### What you need to do:
Leaving out every picture, quote the data below exactly as it appears.

### Dataset content:
○ ○ ○ ○ ○

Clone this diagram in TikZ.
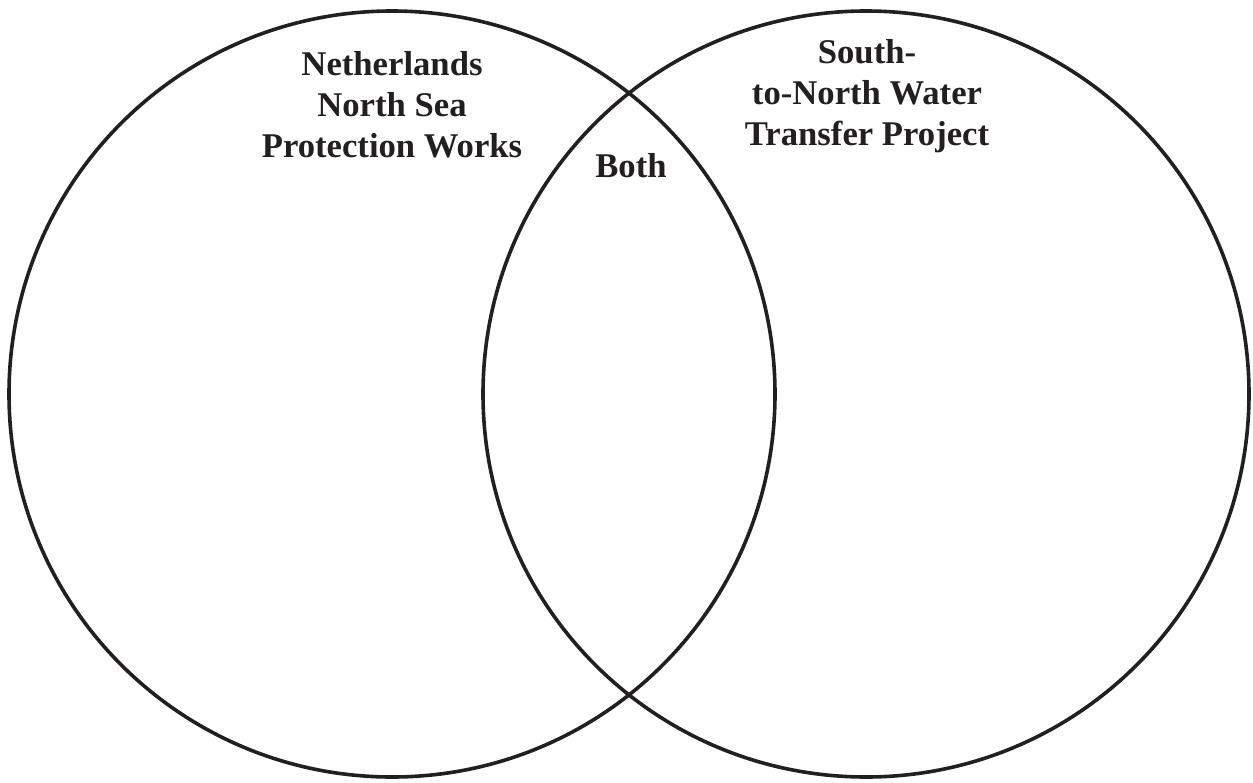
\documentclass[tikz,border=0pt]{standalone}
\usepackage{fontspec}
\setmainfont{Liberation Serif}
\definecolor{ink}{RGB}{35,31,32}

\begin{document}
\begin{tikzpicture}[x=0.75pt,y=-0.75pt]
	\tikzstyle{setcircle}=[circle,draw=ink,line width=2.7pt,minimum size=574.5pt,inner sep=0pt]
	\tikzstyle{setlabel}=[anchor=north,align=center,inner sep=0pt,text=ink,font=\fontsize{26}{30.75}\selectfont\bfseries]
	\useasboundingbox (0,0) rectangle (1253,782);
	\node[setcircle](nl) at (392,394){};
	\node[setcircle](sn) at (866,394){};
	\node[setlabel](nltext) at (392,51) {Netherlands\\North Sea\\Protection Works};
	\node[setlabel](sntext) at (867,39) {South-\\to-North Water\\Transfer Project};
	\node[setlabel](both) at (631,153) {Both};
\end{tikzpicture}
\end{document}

○ ○ ○ ○ ○

### Solution for this problem:
Clone this diagram in TikZ.
\documentclass[tikz,border=0pt]{standalone}
\usepackage{fontspec}
\setmainfont{Liberation Serif}
\definecolor{ink}{RGB}{35,31,32}

\begin{document}
\begin{tikzpicture}[x=0.75pt,y=-0.75pt]
	\tikzstyle{setcircle}=[circle,draw=ink,line width=2.7pt,minimum size=574.5pt,inner sep=0pt]
	\tikzstyle{setlabel}=[anchor=north,align=center,inner sep=0pt,text=ink,font=\fontsize{26}{30.75}\selectfont\bfseries]
	\useasboundingbox (0,0) rectangle (1253,782);
	\node[setcircle](nl) at (392,394){};
	\node[setcircle](sn) at (866,394){};
	\node[setlabel](nltext) at (392,51) {Netherlands\\North Sea\\Protection Works};
	\node[setlabel](sntext) at (867,39) {South-\\to-North Water\\Transfer Project};
	\node[setlabel](both) at (631,153) {Both};
\end{tikzpicture}
\end{document}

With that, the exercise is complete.